Coal in Ironton, LA — for Sierra Magazine

Driving down Louisiana Highway 23, the road that winds from New Orleans to the watery end of Louisiana in Plaquemines Parish, is a curious experience. Accoutrements of city life give way to a landscape that is simultaneously peaceful and restless, peppered with industrial plants and Mad Max-ish machinery. The tops hulking ships glide over the grassy levees, coming and going from faraway lands. Oil refineries churn steadily — “the cloud-makers” — as my friend Hamilton acerbically refers to them.

I had driven by the huge mound of coal in Ironton on previous excursions, each time struck anew by its visual strangeness. When Sierra Magazine commissioned me to illustrate their story about the community’s fight against the proposed new coal terminal I had a chance to meet the beautiful members of a community that had been nestled in this little curve on the Mississippi River for over 200 years.

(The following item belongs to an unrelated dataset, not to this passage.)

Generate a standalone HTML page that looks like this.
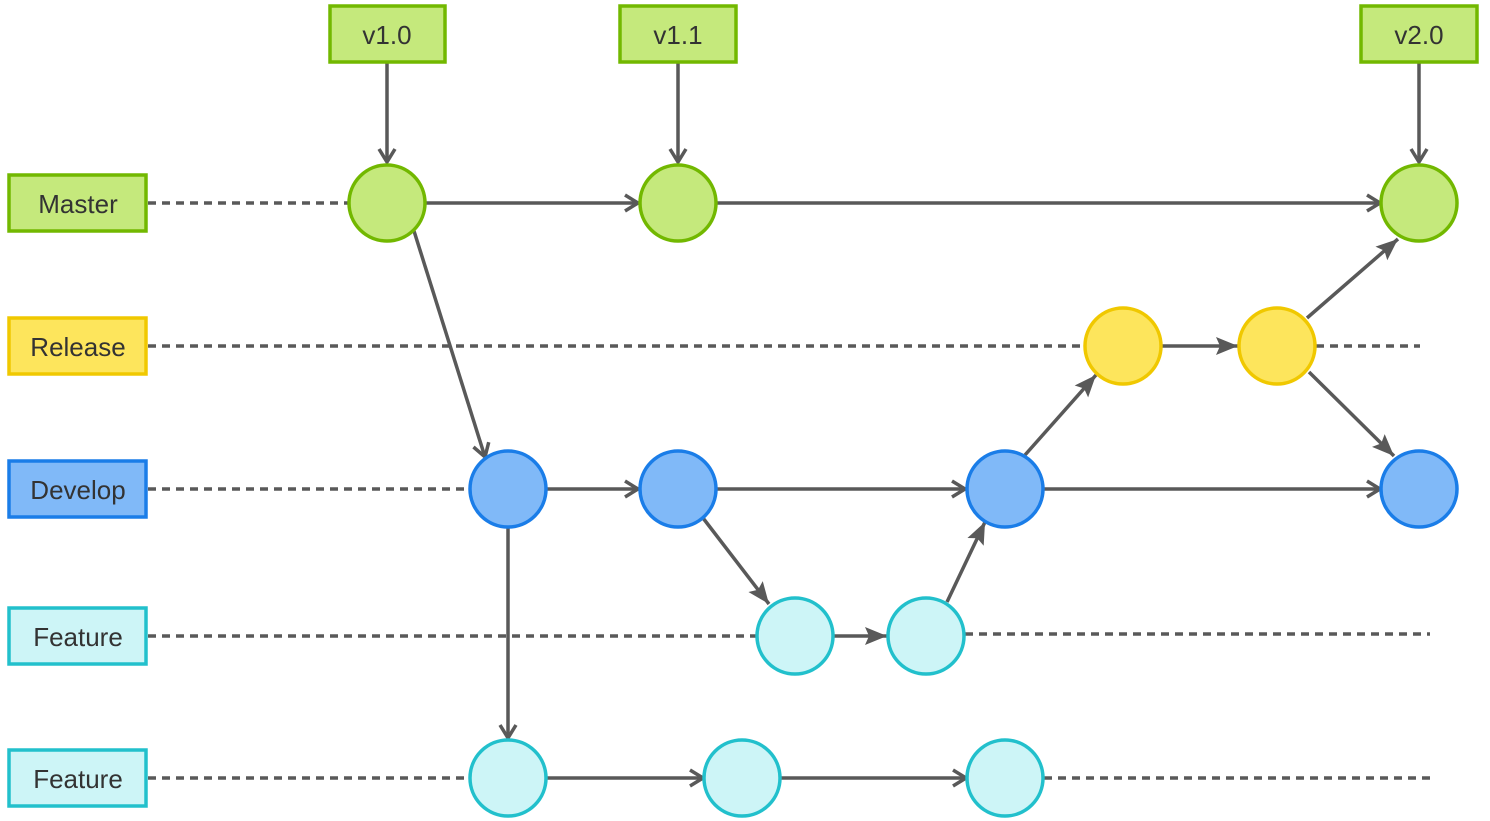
<!DOCTYPE html>
<html><head><meta charset="utf-8"><style>
html,body{margin:0;padding:0;background:#fff;}
svg{display:block}
text{font-family:"Liberation Sans","DejaVu Sans",sans-serif;font-size:26px;fill:#333;text-anchor:middle;dominant-baseline:central}
</style></head><body>
<svg width="1490" height="821" viewBox="0 0 1490 821" xmlns="http://www.w3.org/2000/svg">
<defs>
<marker id="o" viewBox="0 0 22 22" refX="19" refY="11" markerWidth="22" markerHeight="22" markerUnits="userSpaceOnUse" orient="auto">
<path d="M6,3 L19,11 L6,19" fill="none" stroke="#595959" stroke-width="3.5"/>
</marker>
<marker id="f" viewBox="0 0 26 22" refX="24" refY="11" markerWidth="26" markerHeight="22" markerUnits="userSpaceOnUse" orient="auto">
<path d="M2,2 L24,11 L2,20 L6,11 Z" fill="#595959"/>
</marker>
</defs>
<g stroke="#595959" stroke-width="3.5" fill="none">
<g stroke-dasharray="8 6">
<line x1="148" y1="203" x2="348" y2="203"/>
<line x1="148" y1="346" x2="1085" y2="346"/>
<line x1="1316" y1="346" x2="1420" y2="346"/>
<line x1="148" y1="489" x2="470" y2="489"/>
<line x1="148" y1="636" x2="757" y2="636"/>
<line x1="965" y1="634" x2="1430" y2="634"/>
<line x1="148" y1="778" x2="470" y2="778"/>
<line x1="1044" y1="778" x2="1432" y2="778"/>
</g>
<line x1="387" y1="62" x2="387" y2="162" marker-end="url(#o)"/>
<line x1="678" y1="62" x2="678" y2="162" marker-end="url(#o)"/>
<line x1="1419" y1="62" x2="1419" y2="162" marker-end="url(#o)"/>
<line x1="426" y1="203" x2="638" y2="203" marker-end="url(#o)"/>
<line x1="717" y1="203" x2="1380" y2="203" marker-end="url(#o)"/>
<line x1="414" y1="231" x2="485" y2="457" marker-end="url(#o)"/>
<line x1="547" y1="489" x2="638" y2="489" marker-end="url(#o)"/>
<line x1="717" y1="489" x2="965" y2="489" marker-end="url(#o)"/>
<line x1="1044" y1="489" x2="1380" y2="489" marker-end="url(#o)"/>
<line x1="703" y1="518" x2="769" y2="604" marker-end="url(#f)"/>
<line x1="834" y1="636" x2="887" y2="636" marker-end="url(#f)"/>
<line x1="947" y1="602" x2="985" y2="522" marker-end="url(#f)"/>
<line x1="1025" y1="455" x2="1096" y2="375" marker-end="url(#f)"/>
<line x1="1162" y1="346" x2="1238" y2="346" marker-end="url(#f)"/>
<line x1="1307" y1="318" x2="1398" y2="239" marker-end="url(#f)"/>
<line x1="1309" y1="372" x2="1394" y2="456" marker-end="url(#f)"/>
<line x1="508" y1="528" x2="508" y2="738" marker-end="url(#o)"/>
<line x1="547" y1="778" x2="703" y2="778" marker-end="url(#o)"/>
<line x1="781" y1="778" x2="966" y2="778" marker-end="url(#o)"/>
</g>
<g stroke-width="3.5">
<g fill="#c5e97c" stroke="#72b800">
<circle cx="387" cy="203" r="38"/><circle cx="678" cy="203" r="38"/><circle cx="1419" cy="203" r="38"/>
<rect x="330" y="6" width="115" height="56"/><rect x="620" y="6" width="116" height="56"/><rect x="1361" y="6" width="116" height="56"/>
<rect x="9" y="175" width="137" height="56"/>
</g>
<g fill="#fde55c" stroke="#f0c800">
<circle cx="1123" cy="346" r="38"/><circle cx="1277" cy="346" r="38"/>
<rect x="9" y="318" width="137" height="56"/>
</g>
<g fill="#80b9f8" stroke="#1a7de8">
<circle cx="508" cy="489" r="38"/><circle cx="678" cy="489" r="38"/><circle cx="1005" cy="489" r="38"/><circle cx="1419" cy="489" r="38"/>
<rect x="9" y="461" width="137" height="56"/>
</g>
<g fill="#cdf5f7" stroke="#22c0cc">
<circle cx="795" cy="636" r="38"/><circle cx="926" cy="636" r="38"/>
<circle cx="508" cy="778" r="38"/><circle cx="742" cy="778" r="38"/><circle cx="1005" cy="778" r="38"/>
<rect x="9" y="608" width="137" height="56"/><rect x="9" y="750" width="137" height="56"/>
</g>
</g>
<text x="387" y="35">v1.0</text>
<text x="678" y="35">v1.1</text>
<text x="1419" y="35">v2.0</text>
<text x="78" y="204">Master</text>
<text x="78" y="347">Release</text>
<text x="78" y="490">Develop</text>
<text x="78" y="637">Feature</text>
<text x="78" y="779">Feature</text>
</svg>
</body></html>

“We have snakes in my home sometimes,” said the sweet 5-year old girl who promptly assigned herself to be my guide. Taking my hand she led me around the four streets in Ironton. I thought to myself: There are plenty of snakes outside too, monsters of other stripes — and not the resident alligator in the river’s bend, but the politicians who are maneuvering towards building a coal portal in the community’s backyard, without consulting the residents first. But they are fighting back, with council-woman Audrey Trufant-Salvant at the helm.